Aramidae is a bird family in the order Gruiformes. The limpkin (Aramus guarauna) is the only living member of this family, although other species are known from the fossil record, such as Papulavis annae from the Eocene of France, Aramus paludigrus from the Middle Miocene of Colombia and Badistornis aramus from the Oligocene of South Dakota, USA.

Another Oligocene fossil from Europe, Parvigrus pohli, has been described as a mosaic of the features shared by the limpkins and the cranes. It shares many morphological features with the cranes and limpkins, but also was much smaller than either group, and was more rail-like in its proportions. In the paper describing the fossil, Gerald Mayr suggested that it was similar to the stem species of the Grues (the cranes and limpkins), and that the limpkins evolved massively long bills as a result of the specialisation to feeding on snails. In contrast, the cranes evolved into long-legged forms to walk and probe on open grasslands.

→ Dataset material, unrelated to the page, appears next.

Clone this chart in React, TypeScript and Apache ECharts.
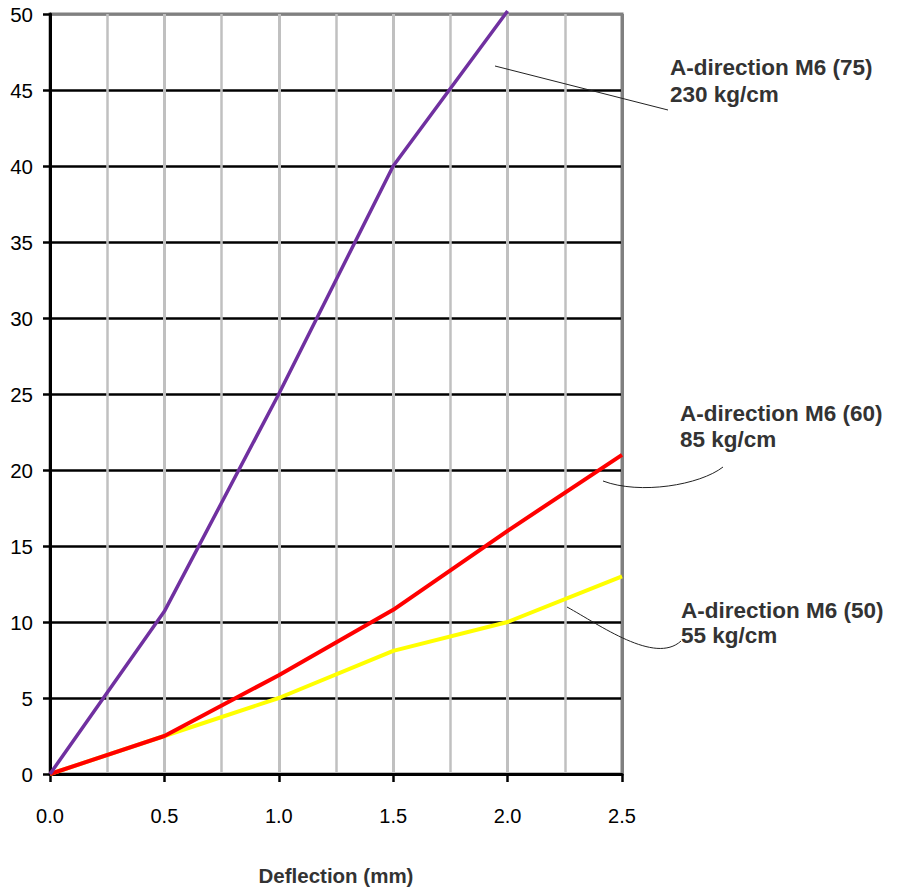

Anisolornis from the Miocene of Argentina, originally described as a phorusrhacid, has been considered to belong within Aramidae, but it has also been allied with Galliformes and Psophiidae. Gnotornis aramiellus from the Oligocene of South Dakota was also originally placed in Aramidae but may be a heron.

Two of the oldest supposed members of the family, Aminornis and Loncornis, from early Oligocene deposits in Argentina, are no longer thought to belong to Aramidae. Loncornis seems to be an misidentified undiagnostic mammal bone, and Aminornis was reassigned to the Anseriformes.